Dharana Dhyana Samadhi



Dharana Dhyana and Samadhi are set out in the Patanjalis Yoga Sutras and are the final three of the eight limbs of yoga.   


Dharana is the sixth limb of Patanjalis Sutras and is the fixing of the mind on a particular point. Dharana is the ability to focus the mind on a point, without another associated thought drawing the awareness away from the original point.

Although fixing the mind plays an important part of a Pranayama practice, it should not be confused with Dharana.

Dharana dhyana samadhi

Yoga Philosophy of Patanjali

Book 3, Super Normal Powers. Sutra 1.  

The five external aids to (or accessories of) Yoga have been explained; (now) Dharana is to be explained.

Dharana Is the mind’s (Chitta’s) fixation on a particular point in space

Dharana consists in holding or fixing the mind on the navel circle, or on the lotus of the heart, or on the effulgent centre of the head, or on the tip of the nose or of the tongue, or on such like spots in the body, (Adharas) or on any external object, by means of the modifications of the mind. (Pratyahara)

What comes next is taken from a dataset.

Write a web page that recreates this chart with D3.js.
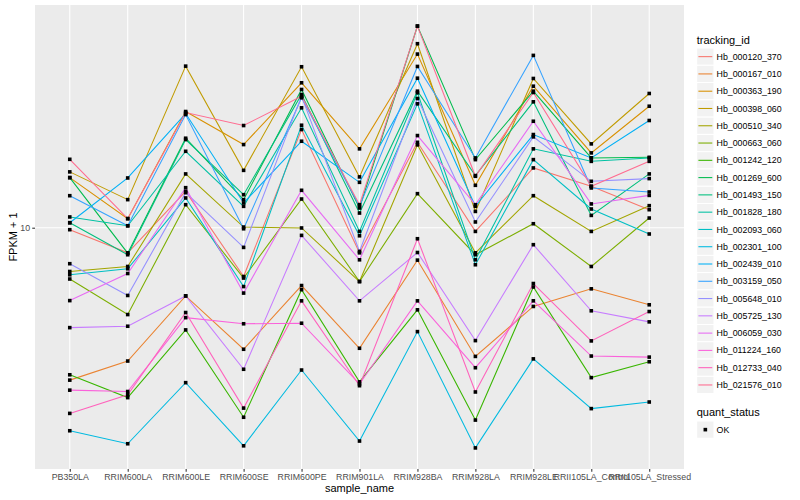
<!DOCTYPE html>
<html lang="en">

<head>
  <meta charset="utf-8">
  <title>FPKM + 1 by sample_name</title>
  <script src="https://cdnjs.cloudflare.com/ajax/libs/d3/7.8.5/d3.min.js"></script>
  <style>
    body { margin: 0; background: white; }
    svg { display: block; font-family: 'Liberation Sans', Arial, sans-serif; }
  </style>
</head>

<body>

  <div id="chart"></div>

  <script>
    // data (FPKM + 1)

    const samples = ['PB350LA', 'RRIM600LA', 'RRIM600LE', 'RRIM600SE', 'RRIM600PE', 'RRIM901LA',
      'RRIM928BA', 'RRIM928LA', 'RRIM928LE', 'RRII105LA_Control', 'RRII105LA_Stressed'];

    const trackingIds = ['Hb_000120_370', 'Hb_000167_010', 'Hb_000363_190', 'Hb_000398_060',
      'Hb_000510_340', 'Hb_000663_060', 'Hb_001242_120', 'Hb_001269_600', 'Hb_001493_150',
      'Hb_001828_180', 'Hb_002093_060', 'Hb_002301_100', 'Hb_002439_010', 'Hb_003159_050',
      'Hb_005648_010', 'Hb_005725_130', 'Hb_006059_030', 'Hb_011224_160', 'Hb_012733_040',
      'Hb_021576_010'];

    const hb000120370 = [9.85, 8.25, 13.21, 6.88, 21.22, 8.25, 19.24, 9.72, 15.81, 13.73, 11.48];
    const hb000167010 = [3.11, 3.60, 5.93, 3.94, 6.42, 3.97, 7.80, 3.73, 5.47, 6.26, 5.54];
    const hb000363190 = [14.68, 10.72, 24.36, 18.91, 30.36, 18.30, 37.83, 13.84, 29.58, 17.74, 25.37];
    const hb000398060 = [15.34, 12.40, 34.49, 15.52, 34.33, 14.76, 40.96, 11.33, 31.38, 19.01, 27.97];
    const hb000510340 = [7.15, 7.43, 15.10, 10.05, 9.98, 6.62, 18.87, 8.25, 12.78, 9.72, 11.84];
    const hb000663060 = [6.75, 5.14, 11.93, 6.80, 12.46, 6.62, 12.98, 8.13, 10.31, 7.43, 10.77];
    const hb001242120 = [3.24, 2.72, 4.57, 2.34, 6.22, 3.07, 5.33, 2.29, 6.35, 3.17, 3.58];
    const hb001269600 = [14.68, 8.23, 19.85, 12.40, 28.84, 11.63, 46.88, 16.85, 28.47, 17.07, 17.15];
    const hb001493150 = [10.39, 8.13, 19.65, 12.88, 27.76, 11.19, 28.47, 14.91, 26.24, 10.99, 15.10];
    const hb001828180 = [10.86, 10.15, 17.96, 11.78, 25.06, 9.72, 28.12, 7.82, 18.30, 16.63, 17.05];
    const hb002093060 = [6.97, 7.30, 12.56, 6.37, 21.93, 9.40, 25.84, 7.53, 16.85, 11.54, 9.53];
    const hb002301100 = [2.11, 1.91, 3.05, 1.88, 3.36, 1.95, 4.51, 1.85, 3.66, 2.50, 2.63];
    const hb002439010 = [10.39, 14.64, 23.99, 12.09, 19.40, 14.16, 31.45, 11.78, 20.42, 17.07, 22.74];
    const hb003159050 = [12.78, 10.15, 23.80, 9.92, 27.06, 11.78, 34.41, 17.07, 37.45, 13.56, 13.15];
    const hb005648010 = [7.59, 5.95, 13.08, 8.60, 27.40, 8.34, 26.92, 10.45, 20.06, 14.27, 14.57];
    const hb005725130 = [4.65, 4.70, 5.93, 3.38, 9.43, 5.71, 8.27, 4.21, 8.78, 5.29, 4.86];
    const hb006059030 = [5.72, 7.04, 13.59, 6.06, 13.32, 7.82, 20.26, 11.93, 22.61, 12.00, 12.81];
    const hb011224160 = [2.88, 2.85, 5.02, 4.79, 4.81, 3.02, 5.71, 3.42, 5.71, 3.74, 3.71];
    const hb012733040 = [2.41, 2.78, 5.22, 2.51, 5.71, 2.98, 9.19, 2.84, 6.52, 4.20, 5.26];
    const hb021576010 = [16.89, 10.72, 24.17, 21.88, 27.40, 11.93, 46.88, 14.83, 28.18, 13.73, 16.63];

    const seriesValues = [hb000120370, hb000167010, hb000363190, hb000398060, hb000510340,
      hb000663060, hb001242120, hb001269600, hb001493150, hb001828180, hb002093060,
      hb002301100, hb002439010, hb003159050, hb005648010, hb005725130, hb006059030,
      hb011224160, hb012733040, hb021576010];

    const yTicks = [10];
    const quantStatus = ['OK'];

    // ggplot default hue palette for 20 groups
    const palette = ['#F8766D', '#EA8331', '#D89000', '#C09B00', '#A3A500', '#7CAE00', '#39B600',
      '#00BB4E', '#00BF7D', '#00C1A3', '#00BFC4', '#00BAE0', '#00B0F6', '#35A2FF', '#9590FF',
      '#C77CFF', '#E76BF3', '#FA62DB', '#FF62BC', '#FF6C91'];

    createChart('#chart', 800, 500);

    function createChart(elementId, width, height) {

      const panel = { left: 35, right: 684, top: 5, bottom: 469 };

      const series = trackingIds.map((id, i) => ({
        id: id,
        values: samples.map((s, j) => ({ sample: s, value: seriesValues[i][j] }))
      }));

      // define drawing area

      const svg = d3.select(elementId)
        .append('svg')
        .attr('width', width)
        .attr('height', height)
        .style('background-color', 'white');

      svg.append('rect')
        .attr('x', panel.left)
        .attr('y', panel.top)
        .attr('width', panel.right - panel.left)
        .attr('height', panel.bottom - panel.top)
        .attr('fill', '#EBEBEB');

      // scales (ggplot expands log range by 5%, discrete by 0.6)

      const xScale = d3.scalePoint()
        .domain(samples)
        .range([panel.left, panel.right])
        .padding(0.6);

      const allValues = seriesValues.flat();
      const logMin = Math.log10(d3.min(allValues));
      const logMax = Math.log10(d3.max(allValues));
      const pad = (logMax - logMin) * 0.05;

      const yScale = d3.scaleLog()
        .domain([Math.pow(10, logMin - pad), Math.pow(10, logMax + pad)])
        .range([panel.bottom, panel.top]);

      const color = d3.scaleOrdinal()
        .domain(trackingIds)
        .range(palette);

      // grid lines

      const grid = svg.append('g');

      grid.selectAll('line.gy')
        .data(yTicks)
        .enter()
        .append('line')
        .attr('x1', panel.left)
        .attr('x2', panel.right)
        .attr('y1', d => yScale(d))
        .attr('y2', d => yScale(d))
        .attr('stroke', 'white')
        .attr('stroke-width', 1.07);

      grid.selectAll('line.gx')
        .data(samples)
        .enter()
        .append('line')
        .attr('x1', d => xScale(d))
        .attr('x2', d => xScale(d))
        .attr('y1', panel.top)
        .attr('y2', panel.bottom)
        .attr('stroke', 'white')
        .attr('stroke-width', 1.07);

      // axes

      const xAxis = d3.axisBottom(xScale)
        .tickSize(2.75)
        .tickPadding(2.4);

      const yAxis = d3.axisLeft(yScale)
        .tickValues(yTicks)
        .tickFormat(d3.format('d'))
        .tickSize(2.75)
        .tickPadding(2.2);

      const gx = svg.append('g')
        .attr('transform', `translate(0, ${panel.bottom})`)
        .call(xAxis);

      const gy = svg.append('g')
        .attr('transform', `translate(${panel.left}, 0)`)
        .call(yAxis);

      [gx, gy].forEach(g => {
        g.select('.domain').remove();
        g.selectAll('.tick line').attr('stroke', '#333333').attr('stroke-width', 1.07);
        g.selectAll('.tick text')
          .attr('fill', '#4D4D4D')
          .style('font-size', '8.8px')
          .style('font-family', "'Liberation Sans', Arial, sans-serif");
      });

      // lines

      const line = d3.line()
        .x(d => xScale(d.sample))
        .y(d => yScale(d.value));

      svg.append('g')
        .selectAll('path')
        .data(series)
        .enter()
        .append('path')
        .attr('d', d => line(d.values))
        .attr('fill', 'none')
        .attr('stroke', d => color(d.id))
        .attr('stroke-width', 1.07);

      // points

      const pts = series.flatMap(d => d.values);
      const ps = 3.6;

      svg.append('g')
        .selectAll('rect')
        .data(pts)
        .enter()
        .append('rect')
        .attr('x', d => xScale(d.sample) - ps / 2)
        .attr('y', d => yScale(d.value) - ps / 2)
        .attr('width', ps)
        .attr('height', ps)
        .attr('fill', 'black');

      // axis titles

      svg.append('text')
        .attr('x', (panel.left + panel.right) / 2)
        .attr('y', 492)
        .attr('text-anchor', 'middle')
        .style('font-size', '11px')
        .text('sample_name');

      svg.append('text')
        .attr('transform', `translate(17, ${(panel.top + panel.bottom) / 2}) rotate(-90)`)
        .attr('text-anchor', 'middle')
        .style('font-size', '11px')
        .text('FPKM + 1');

      // legend: tracking_id

      const keyX = 696.7;
      const keySize = 17.28;

      svg.append('text')
        .attr('x', keyX)
        .attr('y', 44)
        .style('font-size', '11px')
        .text('tracking_id');

      const keys = svg.append('g')
        .selectAll('g')
        .data(trackingIds)
        .enter()
        .append('g')
        .attr('transform', (d, i) => `translate(${keyX}, ${48 + i * keySize})`);

      keys.append('rect')
        .attr('width', keySize)
        .attr('height', keySize)
        .attr('fill', '#F2F2F2')
        .attr('stroke', 'white');

      keys.append('line')
        .attr('x1', 1.7)
        .attr('x2', keySize - 1.7)
        .attr('y1', keySize / 2)
        .attr('y2', keySize / 2)
        .attr('stroke', d => color(d))
        .attr('stroke-width', 1.07);

      keys.append('text')
        .attr('x', keySize + 2.6)
        .attr('y', keySize / 2 + 3.1)
        .style('font-size', '8.8px')
        .text(d => d);

      // legend: quant_status

      svg.append('text')
        .attr('x', keyX)
        .attr('y', 415.5)
        .style('font-size', '11px')
        .text('quant_status');

      const qKeys = svg.append('g')
        .selectAll('g')
        .data(quantStatus)
        .enter()
        .append('g')
        .attr('transform', (d, i) => `translate(${keyX}, ${421 + i * keySize})`);

      qKeys.append('rect')
        .attr('width', keySize)
        .attr('height', keySize)
        .attr('fill', '#F2F2F2')
        .attr('stroke', 'white');

      qKeys.append('rect')
        .attr('x', keySize / 2 - ps / 2)
        .attr('y', keySize / 2 - ps / 2)
        .attr('width', ps)
        .attr('height', ps)
        .attr('fill', 'black');

      qKeys.append('text')
        .attr('x', keySize + 2.6)
        .attr('y', keySize / 2 + 3.1)
        .style('font-size', '8.8px')
        .text(d => d);
    }
  </script>

</body>

</html>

In the case of internal regions, the mind is fixed directly through immediate feeling. But in the case of external objects the mind is fixed not directly but through the modifications of the senses.

By external objects are meant external sounds, forms and the like. That fixation of the mind in which there is consciousness only of the region or object on which it has been fixed, and the other senses being withdrawn do not apprehend their respective objects, is Pratyahara-based Dharana nd is an aid to Samadhi.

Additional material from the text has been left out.